#### [Exercise]
Do not repeat pictures. Repeat exactly the lines of the listing below from its first line through the line with "0.59, 0.88, 0.5, 0.72, 1.0, 0.26, 0.67, 0.5, 0.46];".

* begin *

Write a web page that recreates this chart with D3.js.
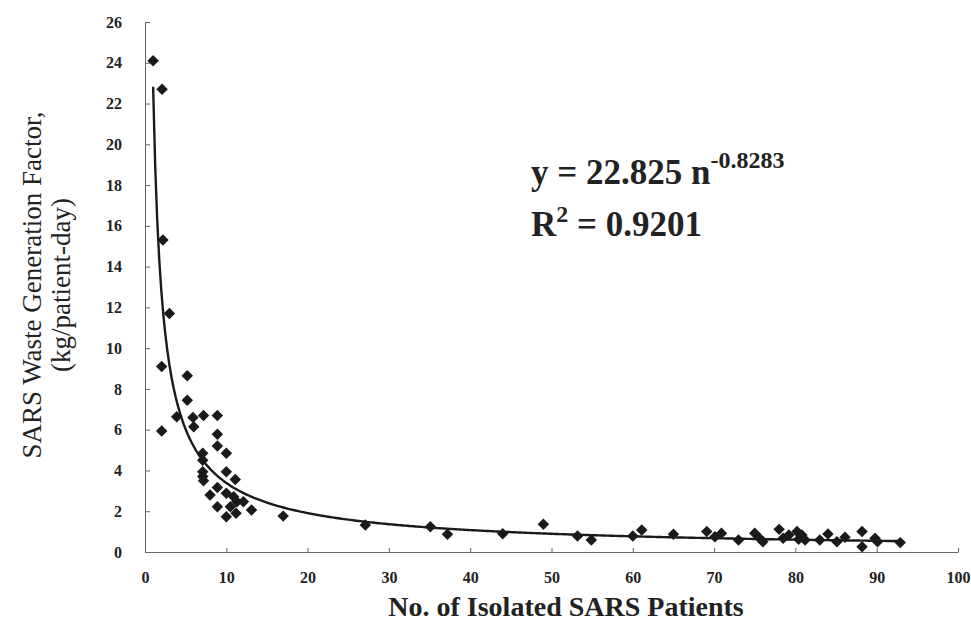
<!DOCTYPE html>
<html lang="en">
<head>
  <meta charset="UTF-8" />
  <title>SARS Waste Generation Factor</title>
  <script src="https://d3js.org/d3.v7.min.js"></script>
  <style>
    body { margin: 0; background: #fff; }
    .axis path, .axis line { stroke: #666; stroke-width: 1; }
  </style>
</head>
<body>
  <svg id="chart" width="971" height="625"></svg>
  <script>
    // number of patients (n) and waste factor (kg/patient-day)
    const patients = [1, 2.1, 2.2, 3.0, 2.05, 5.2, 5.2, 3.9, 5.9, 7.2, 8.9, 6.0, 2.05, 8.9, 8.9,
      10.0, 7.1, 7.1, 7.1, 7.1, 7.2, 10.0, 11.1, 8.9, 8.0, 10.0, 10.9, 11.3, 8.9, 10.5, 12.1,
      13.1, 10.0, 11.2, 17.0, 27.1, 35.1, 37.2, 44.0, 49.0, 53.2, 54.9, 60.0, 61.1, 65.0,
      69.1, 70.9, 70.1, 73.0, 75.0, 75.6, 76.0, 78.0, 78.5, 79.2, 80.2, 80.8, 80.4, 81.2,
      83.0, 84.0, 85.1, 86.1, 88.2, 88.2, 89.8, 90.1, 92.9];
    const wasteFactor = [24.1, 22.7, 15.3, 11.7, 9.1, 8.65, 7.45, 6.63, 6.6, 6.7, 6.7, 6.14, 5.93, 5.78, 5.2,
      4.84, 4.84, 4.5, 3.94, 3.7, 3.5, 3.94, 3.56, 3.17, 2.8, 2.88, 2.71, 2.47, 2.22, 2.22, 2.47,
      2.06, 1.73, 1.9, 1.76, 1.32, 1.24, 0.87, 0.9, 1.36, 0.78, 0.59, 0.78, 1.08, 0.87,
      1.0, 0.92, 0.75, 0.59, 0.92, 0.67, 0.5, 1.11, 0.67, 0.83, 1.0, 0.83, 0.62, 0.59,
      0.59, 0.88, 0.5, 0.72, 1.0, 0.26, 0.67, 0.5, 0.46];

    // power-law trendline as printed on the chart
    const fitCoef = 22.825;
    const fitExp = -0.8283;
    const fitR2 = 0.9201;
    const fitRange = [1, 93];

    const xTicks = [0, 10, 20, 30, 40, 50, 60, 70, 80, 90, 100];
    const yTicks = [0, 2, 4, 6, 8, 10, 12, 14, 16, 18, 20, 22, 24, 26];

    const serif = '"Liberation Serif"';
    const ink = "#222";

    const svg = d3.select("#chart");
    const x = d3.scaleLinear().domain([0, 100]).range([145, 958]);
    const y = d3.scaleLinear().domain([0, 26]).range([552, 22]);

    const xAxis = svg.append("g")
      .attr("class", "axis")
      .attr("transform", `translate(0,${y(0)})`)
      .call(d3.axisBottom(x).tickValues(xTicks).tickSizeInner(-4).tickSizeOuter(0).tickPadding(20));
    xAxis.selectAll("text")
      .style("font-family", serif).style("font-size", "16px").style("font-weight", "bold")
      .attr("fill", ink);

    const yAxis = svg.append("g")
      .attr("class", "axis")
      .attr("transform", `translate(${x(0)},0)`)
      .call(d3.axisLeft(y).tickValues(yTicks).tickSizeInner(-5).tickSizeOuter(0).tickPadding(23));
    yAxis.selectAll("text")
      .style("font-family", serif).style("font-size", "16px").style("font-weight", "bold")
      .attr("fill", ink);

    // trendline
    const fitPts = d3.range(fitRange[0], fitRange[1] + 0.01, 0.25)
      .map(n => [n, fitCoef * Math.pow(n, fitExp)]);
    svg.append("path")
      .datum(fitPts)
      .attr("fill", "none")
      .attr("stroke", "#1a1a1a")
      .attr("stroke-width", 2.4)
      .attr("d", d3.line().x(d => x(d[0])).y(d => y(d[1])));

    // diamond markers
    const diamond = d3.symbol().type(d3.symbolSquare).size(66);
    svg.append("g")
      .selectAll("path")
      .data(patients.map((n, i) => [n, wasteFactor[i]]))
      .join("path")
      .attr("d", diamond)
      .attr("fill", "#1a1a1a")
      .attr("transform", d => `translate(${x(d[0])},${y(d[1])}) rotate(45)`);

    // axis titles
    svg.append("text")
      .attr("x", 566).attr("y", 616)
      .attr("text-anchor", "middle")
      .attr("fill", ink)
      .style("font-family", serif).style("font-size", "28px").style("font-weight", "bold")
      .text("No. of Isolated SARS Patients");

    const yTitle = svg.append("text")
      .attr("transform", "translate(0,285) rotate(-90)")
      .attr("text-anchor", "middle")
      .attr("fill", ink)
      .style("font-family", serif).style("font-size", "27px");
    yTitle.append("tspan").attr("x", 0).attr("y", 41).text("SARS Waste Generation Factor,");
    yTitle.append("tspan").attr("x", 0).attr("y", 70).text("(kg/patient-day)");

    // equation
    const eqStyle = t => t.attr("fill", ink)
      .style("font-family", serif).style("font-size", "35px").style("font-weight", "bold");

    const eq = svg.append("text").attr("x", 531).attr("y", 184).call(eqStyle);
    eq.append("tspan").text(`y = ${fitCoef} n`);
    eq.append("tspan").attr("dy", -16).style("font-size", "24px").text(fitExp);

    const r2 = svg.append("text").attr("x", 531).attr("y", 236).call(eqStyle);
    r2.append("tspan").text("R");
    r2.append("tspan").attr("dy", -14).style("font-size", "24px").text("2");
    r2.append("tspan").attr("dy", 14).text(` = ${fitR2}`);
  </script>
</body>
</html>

* end *

#### [Solution for this exercise]
Write a web page that recreates this chart with D3.js.
<!DOCTYPE html>
<html lang="en">
<head>
  <meta charset="UTF-8" />
  <title>SARS Waste Generation Factor</title>
  <script src="https://d3js.org/d3.v7.min.js"></script>
  <style>
    body { margin: 0; background: #fff; }
    .axis path, .axis line { stroke: #666; stroke-width: 1; }
  </style>
</head>
<body>
  <svg id="chart" width="971" height="625"></svg>
  <script>
    // number of patients (n) and waste factor (kg/patient-day)
    const patients = [1, 2.1, 2.2, 3.0, 2.05, 5.2, 5.2, 3.9, 5.9, 7.2, 8.9, 6.0, 2.05, 8.9, 8.9,
      10.0, 7.1, 7.1, 7.1, 7.1, 7.2, 10.0, 11.1, 8.9, 8.0, 10.0, 10.9, 11.3, 8.9, 10.5, 12.1,
      13.1, 10.0, 11.2, 17.0, 27.1, 35.1, 37.2, 44.0, 49.0, 53.2, 54.9, 60.0, 61.1, 65.0,
      69.1, 70.9, 70.1, 73.0, 75.0, 75.6, 76.0, 78.0, 78.5, 79.2, 80.2, 80.8, 80.4, 81.2,
      83.0, 84.0, 85.1, 86.1, 88.2, 88.2, 89.8, 90.1, 92.9];
    const wasteFactor = [24.1, 22.7, 15.3, 11.7, 9.1, 8.65, 7.45, 6.63, 6.6, 6.7, 6.7, 6.14, 5.93, 5.78, 5.2,
      4.84, 4.84, 4.5, 3.94, 3.7, 3.5, 3.94, 3.56, 3.17, 2.8, 2.88, 2.71, 2.47, 2.22, 2.22, 2.47,
      2.06, 1.73, 1.9, 1.76, 1.32, 1.24, 0.87, 0.9, 1.36, 0.78, 0.59, 0.78, 1.08, 0.87,
      1.0, 0.92, 0.75, 0.59, 0.92, 0.67, 0.5, 1.11, 0.67, 0.83, 1.0, 0.83, 0.62, 0.59,
      0.59, 0.88, 0.5, 0.72, 1.0, 0.26, 0.67, 0.5, 0.46];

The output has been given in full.